Logo_logo_nederlandse_zorgautoriteit

In 2015 behandelden huisartsen meer patiënten met psychische klachten dan voorheen. Het aantal patiënten in de gespecialiseerde ggz is tegelijkertijd gedaald. Een reden hiervoor kan zijn dat patiënten verschuiven van de gespecialiseerde ggz naar de huisarts, maar dat is volgens de Nederlandse Zorgautoriteit (NZa) niet zeker. Daarom gaat het onderzoek doen naar de patiëntenstromen in de geestelijke gezondheidszorg. Dat meldt de NZa. 

Mensen met lichte psychische problemen worden door de huisarts beoordeeld. Deze bekijkt of de patiënten in behandeling kunnen bij de praktijkondersteuner voor de ggz, of hij verwijst ze door naar de basis- of gespecialiseerde ggz. Ten minste 390.000 mensen werden in 2014 voor een consult doorverwezen naar de praktijkondersteuner, dat is twee keer zoveel als het jaar ervoor.
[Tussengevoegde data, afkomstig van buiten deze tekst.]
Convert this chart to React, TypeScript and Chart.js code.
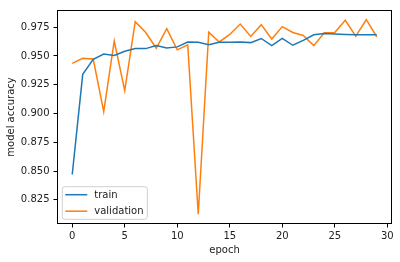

Het lijkt erop dat er tevens een verschuiving heeft plaatsgevonden van de gespecialiseerde ggz naar de basis ggz. De in 2014 ingevoerde basis ggz behandelde dat jaar 310.000 patiënten. In datzelfde jaar vond er een daling van 20 procent plaats van het aantal patiënten in de gespecialiseerde ggz.

Het afgelopen jaar zijn de wachttijden in de gespecialiseerde ggz toegenomen, gemiddeld was dat aanmeldwachttijd zo'n 5,6 week. Verzekeraars en ggz-aanbieders hebben echter een norm van vier weken afgesproken. Toch is bij 60 procent van de aanbieders van gespecialiseerde ggz de wachttijd binnen de norm. Een aanmeldwachttijd is de tijd tussen het eerste contact van de behandelaar met de patiënt en het eerste gesprek. Volgens de NZa moeten zorgverzekeraars iets aan de wachttijden doen. Zij hebben een zorgplicht en moeten daarom hun klanten doorverwijzen naar een andere aanbieder zonder (lange) wachttijden.